The Tour: potential realised, at last
The ‘87 Tour was the most open in years, and one of the most entertaining, with the maillot jaune swapping between Mottet, Bernard and Delgado. Roche clung on, never far from the lead but never in yellow.
As the race entered the end game in the Alps Roche shipped time to Pedro Delgado on l’Alpe d’Huez and then came back from the dead on La Plagne.
With Delgado up the road and seemingly riding away with the Tour, Roche stared into the abyss.
“So I give it everything I have. I found resources. I need to claw back at least 45 seconds, but I can't see where he is - the crowds, the zig-zag roads. I've no race radio. Any information my own car might have had from the race director I won't hear because of the noise.

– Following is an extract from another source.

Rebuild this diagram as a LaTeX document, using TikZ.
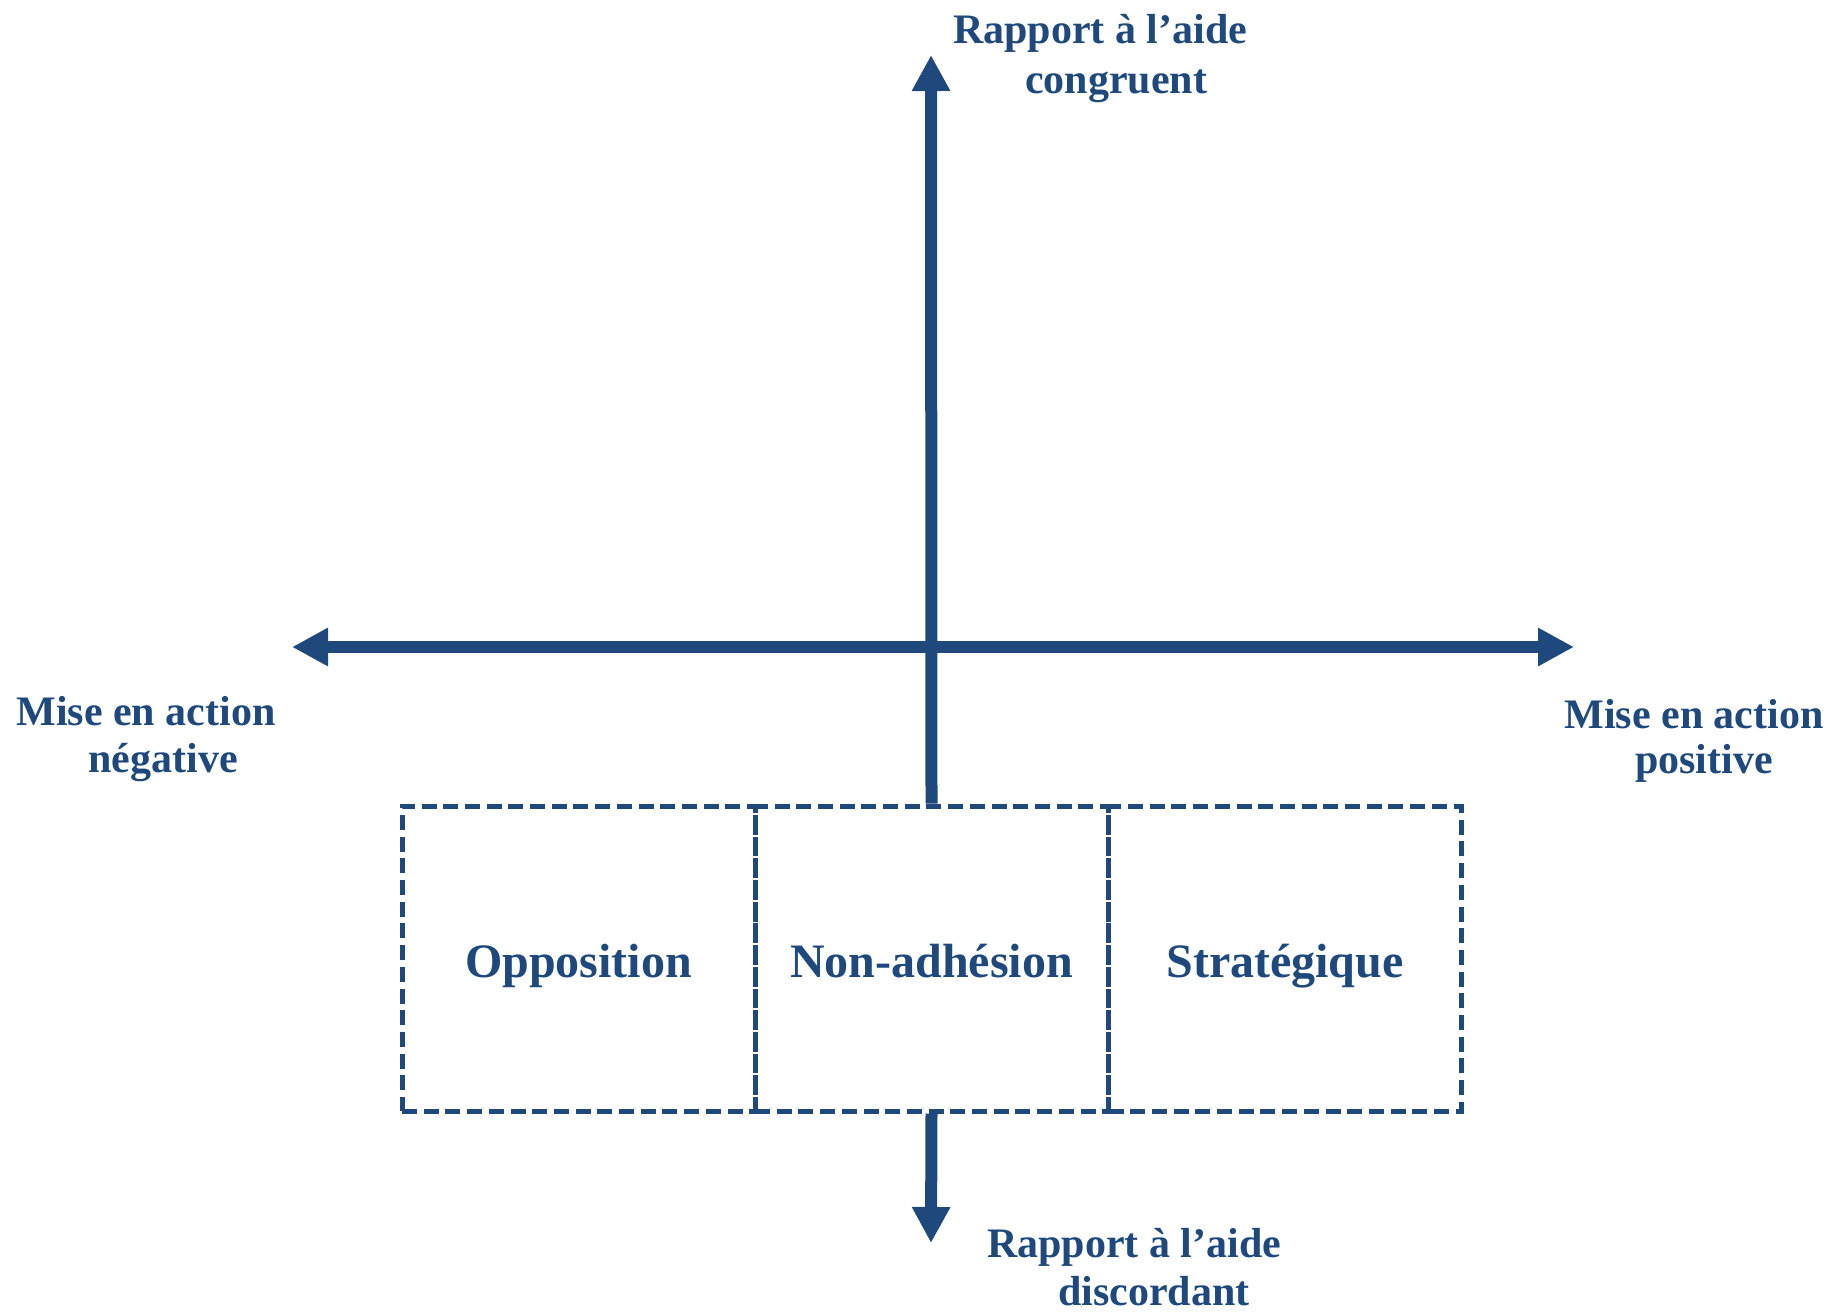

I feel myself working through my gears. There's a burning in my legs, but it's not a killing burn. It's hurting all right, but I can cope with this burn for 4km. The fire is lit inside. I'm riding almost to explosion, but if I explode I will drop.
Five hundred metres to go, the road opens out, and I put - crunch! - the chain on the big ring. It was like going from first gear to fifth in a car. For a moment I locked up, stalled. Then it picked up again and I got the chain turning over, waggh waggh, faster and faster, and then on the final corner, there was Delgado."
The Tour was saved. The following day, Roche attacked on the descent of the Joux-Plane, screaming down the technical descent “with my back wheel in the air”, stealing a few seconds and putting himself into range to take yellow in the final time trial.
“We were on French TV after the descent into Morzine … off camera he (Delgado) came up to me, hugged me, and said ‘Bravo, you deserve the yellow jersey’.”
Villach Worlds: Loyalty, instinct, opportunity
Come September, the UCI World Road Race Championships circuit in Villach, Austria was wet, brutal, and tactical. Roche entered nominally to ride for his compatriot Sean Kelly, whose form made him the natural favourite. He guarded, he shadowed, he covered moves.
On the final lap, both Irish riders remained in the whittled group, taking it in turns to make the moves, as Kelly recalls:
“I said to Stephen ‘look, the only thing to do here is one of us goes with one attack and the other goes with the next attack.' I went at least two or maybe three times with attacks. I'd get a little bit ahead and then I'd be closed down, and then Roche would go with the next one. Roche went with one. They looked at each other behind, and that was the one."
Into the final kilometre and still Roche waited for Kelly. But Kelly was playing cat and mouse with Moreno Argentin, who had sat on his wheel for most of the finale.
"I looked behind and could see they were stalling. I became anxious. I wondered what was happening. How could Kelly lose contact at this stage? What I did not know was that Kelly and Argentin were having their own private battle of nerves, Kelly refusing to lead the pursuit of a breakaway group that included his teammate, Argentin refusing to lead Kelly because he feared Kelly would then beat him in the sprint."
Fearing his lack of sprint, Roche committed. He had the legs, and had the timing. He launched from the back, up the inside. The hesitation behind was fatal. He soloed to the line.